As an additional example, computing device 106 can receive the audio sensed by audio sensors 104-1, 104-2, . . . , 104-M during an event associated with (e.g., that occurs during) the operation of HVAC equipment 102-1, 102-2, . . . , 102-N, and send, via network 108, this audio to computing device 110. Computing device 110 can provide this audio to a user (e.g., technician) to determine whether the event corresponds to a fault occurring in equipment 102-1, 102-2, . . . , 102-N. For example, computing device 110 can provide an alert of the event to the user and play the audio sensed during the event for the user, who can listen to it and determine (e.g., based on the user's expert knowledge) whether it corresponds to a fault occurring in the equipment.
Upon the user (e.g., technician) determining the event corresponds to a fault occurring in the equipment, computing device 110 can receive from the user an input indicating that the audio sensed during the event corresponds to the fault.
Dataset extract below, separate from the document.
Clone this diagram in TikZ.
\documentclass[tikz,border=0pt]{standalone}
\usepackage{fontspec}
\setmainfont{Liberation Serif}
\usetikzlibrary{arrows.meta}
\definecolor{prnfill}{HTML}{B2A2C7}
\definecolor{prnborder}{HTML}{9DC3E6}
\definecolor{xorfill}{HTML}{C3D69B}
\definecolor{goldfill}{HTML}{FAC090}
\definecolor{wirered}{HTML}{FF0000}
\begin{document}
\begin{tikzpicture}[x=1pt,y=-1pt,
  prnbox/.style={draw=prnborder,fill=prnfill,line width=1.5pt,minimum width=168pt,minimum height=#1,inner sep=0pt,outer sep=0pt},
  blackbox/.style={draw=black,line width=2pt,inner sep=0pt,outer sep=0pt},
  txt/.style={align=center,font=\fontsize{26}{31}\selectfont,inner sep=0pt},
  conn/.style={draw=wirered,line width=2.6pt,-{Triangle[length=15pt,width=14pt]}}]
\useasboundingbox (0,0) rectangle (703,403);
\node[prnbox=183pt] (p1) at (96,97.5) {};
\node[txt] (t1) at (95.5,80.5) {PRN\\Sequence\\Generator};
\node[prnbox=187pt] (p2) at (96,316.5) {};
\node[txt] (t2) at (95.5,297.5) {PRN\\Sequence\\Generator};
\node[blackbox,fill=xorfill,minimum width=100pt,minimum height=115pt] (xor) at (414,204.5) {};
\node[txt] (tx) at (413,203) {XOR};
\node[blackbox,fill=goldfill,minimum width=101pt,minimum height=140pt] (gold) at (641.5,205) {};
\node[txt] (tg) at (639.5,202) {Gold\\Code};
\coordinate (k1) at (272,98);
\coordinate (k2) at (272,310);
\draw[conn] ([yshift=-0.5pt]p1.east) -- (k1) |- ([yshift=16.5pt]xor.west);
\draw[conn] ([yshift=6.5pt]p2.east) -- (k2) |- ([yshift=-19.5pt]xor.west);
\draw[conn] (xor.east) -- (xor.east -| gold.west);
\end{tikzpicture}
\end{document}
For instance, the user may identify (e.g., annotate) the audio sensed during the event as corresponding to the fault, and store this identified audio (e.g., the profile of the audio) accordingly.
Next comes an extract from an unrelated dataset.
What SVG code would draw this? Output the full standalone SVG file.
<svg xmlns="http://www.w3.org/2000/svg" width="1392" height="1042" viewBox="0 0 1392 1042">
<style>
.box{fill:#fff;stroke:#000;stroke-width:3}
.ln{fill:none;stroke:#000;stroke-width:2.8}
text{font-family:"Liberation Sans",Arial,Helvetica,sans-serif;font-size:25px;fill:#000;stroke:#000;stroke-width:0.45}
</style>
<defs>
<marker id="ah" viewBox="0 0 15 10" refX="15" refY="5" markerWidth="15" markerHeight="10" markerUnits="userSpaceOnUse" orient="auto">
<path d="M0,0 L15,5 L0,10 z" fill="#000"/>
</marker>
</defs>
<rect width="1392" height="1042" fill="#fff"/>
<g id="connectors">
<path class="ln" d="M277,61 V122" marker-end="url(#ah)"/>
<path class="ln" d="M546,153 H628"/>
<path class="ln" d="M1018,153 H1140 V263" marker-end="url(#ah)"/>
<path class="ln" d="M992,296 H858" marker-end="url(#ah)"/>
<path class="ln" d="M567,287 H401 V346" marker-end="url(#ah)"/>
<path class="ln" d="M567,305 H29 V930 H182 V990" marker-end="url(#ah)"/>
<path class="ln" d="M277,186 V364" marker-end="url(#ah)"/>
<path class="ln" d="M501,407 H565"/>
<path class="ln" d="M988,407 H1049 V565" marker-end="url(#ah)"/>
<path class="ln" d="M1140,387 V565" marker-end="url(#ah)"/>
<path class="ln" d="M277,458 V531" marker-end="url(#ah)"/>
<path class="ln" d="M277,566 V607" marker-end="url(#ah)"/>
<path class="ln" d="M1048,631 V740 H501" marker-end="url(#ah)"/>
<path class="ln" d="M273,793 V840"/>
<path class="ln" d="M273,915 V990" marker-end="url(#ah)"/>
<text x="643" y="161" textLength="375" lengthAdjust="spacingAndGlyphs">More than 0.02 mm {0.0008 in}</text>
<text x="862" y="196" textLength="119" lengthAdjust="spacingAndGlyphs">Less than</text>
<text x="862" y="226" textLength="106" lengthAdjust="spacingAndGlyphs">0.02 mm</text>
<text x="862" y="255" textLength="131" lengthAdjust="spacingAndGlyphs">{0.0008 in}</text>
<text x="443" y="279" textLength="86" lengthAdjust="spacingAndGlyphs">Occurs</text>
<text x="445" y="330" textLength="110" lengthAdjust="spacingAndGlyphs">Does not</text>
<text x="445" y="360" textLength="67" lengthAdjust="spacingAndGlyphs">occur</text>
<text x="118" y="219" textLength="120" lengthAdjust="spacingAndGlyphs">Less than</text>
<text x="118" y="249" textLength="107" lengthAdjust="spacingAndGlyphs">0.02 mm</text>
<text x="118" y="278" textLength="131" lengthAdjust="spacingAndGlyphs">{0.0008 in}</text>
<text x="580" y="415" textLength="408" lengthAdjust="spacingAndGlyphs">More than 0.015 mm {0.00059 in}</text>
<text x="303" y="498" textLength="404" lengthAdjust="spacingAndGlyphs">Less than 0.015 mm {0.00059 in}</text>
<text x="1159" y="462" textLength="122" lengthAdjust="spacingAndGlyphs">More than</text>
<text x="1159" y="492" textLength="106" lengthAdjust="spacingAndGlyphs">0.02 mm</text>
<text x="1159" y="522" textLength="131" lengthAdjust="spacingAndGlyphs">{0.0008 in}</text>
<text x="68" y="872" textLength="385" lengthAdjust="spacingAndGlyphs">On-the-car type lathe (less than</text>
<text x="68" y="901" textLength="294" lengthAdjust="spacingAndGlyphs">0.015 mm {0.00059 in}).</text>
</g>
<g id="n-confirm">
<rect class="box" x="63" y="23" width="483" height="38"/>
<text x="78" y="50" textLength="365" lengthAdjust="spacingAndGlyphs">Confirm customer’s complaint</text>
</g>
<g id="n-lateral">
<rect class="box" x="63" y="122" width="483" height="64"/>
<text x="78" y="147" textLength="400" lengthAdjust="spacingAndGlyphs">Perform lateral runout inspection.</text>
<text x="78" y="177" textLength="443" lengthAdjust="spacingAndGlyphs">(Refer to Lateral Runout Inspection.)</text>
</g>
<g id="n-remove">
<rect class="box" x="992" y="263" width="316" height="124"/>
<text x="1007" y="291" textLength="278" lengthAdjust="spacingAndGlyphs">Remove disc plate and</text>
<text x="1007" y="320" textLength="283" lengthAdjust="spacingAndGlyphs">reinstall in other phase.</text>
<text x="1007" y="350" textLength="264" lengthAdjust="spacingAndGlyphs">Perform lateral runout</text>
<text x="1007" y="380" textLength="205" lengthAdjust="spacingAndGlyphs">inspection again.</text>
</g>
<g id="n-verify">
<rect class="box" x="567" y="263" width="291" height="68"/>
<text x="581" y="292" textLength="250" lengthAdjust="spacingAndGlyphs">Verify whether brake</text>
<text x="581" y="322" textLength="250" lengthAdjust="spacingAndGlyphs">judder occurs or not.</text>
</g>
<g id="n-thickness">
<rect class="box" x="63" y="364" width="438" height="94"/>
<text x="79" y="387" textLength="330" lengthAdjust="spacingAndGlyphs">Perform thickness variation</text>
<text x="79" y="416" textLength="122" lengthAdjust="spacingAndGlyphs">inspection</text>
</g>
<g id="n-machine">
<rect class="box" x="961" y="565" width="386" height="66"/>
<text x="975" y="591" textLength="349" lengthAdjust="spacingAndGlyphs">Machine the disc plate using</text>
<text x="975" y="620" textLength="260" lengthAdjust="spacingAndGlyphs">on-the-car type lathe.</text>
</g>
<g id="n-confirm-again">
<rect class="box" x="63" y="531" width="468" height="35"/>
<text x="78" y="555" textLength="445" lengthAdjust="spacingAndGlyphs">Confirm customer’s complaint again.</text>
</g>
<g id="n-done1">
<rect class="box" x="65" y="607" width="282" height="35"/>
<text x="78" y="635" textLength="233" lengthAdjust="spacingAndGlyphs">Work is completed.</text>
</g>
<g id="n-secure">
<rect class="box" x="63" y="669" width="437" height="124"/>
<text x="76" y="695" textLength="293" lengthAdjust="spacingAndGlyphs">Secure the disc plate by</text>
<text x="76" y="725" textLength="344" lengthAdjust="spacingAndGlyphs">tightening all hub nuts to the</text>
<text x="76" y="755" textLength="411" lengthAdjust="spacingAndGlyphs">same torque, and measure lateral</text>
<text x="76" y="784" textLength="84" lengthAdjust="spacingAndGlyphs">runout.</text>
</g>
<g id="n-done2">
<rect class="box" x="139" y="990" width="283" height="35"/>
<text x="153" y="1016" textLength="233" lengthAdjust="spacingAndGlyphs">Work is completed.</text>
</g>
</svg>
As such, computing device 110 can learn audio that corresponds to a fault (e.g., a particular type of fault) in a user (e.g., technician) supervised manner. That is, computing device 110 can capture the technician's expert knowledge in determining whether noise in the audible range corresponds to a fault. For example, computing device 110 can use supervised machine learning to classify audio as faults, and build an audio corpus (e.g., database of audio files) for different classes of faults.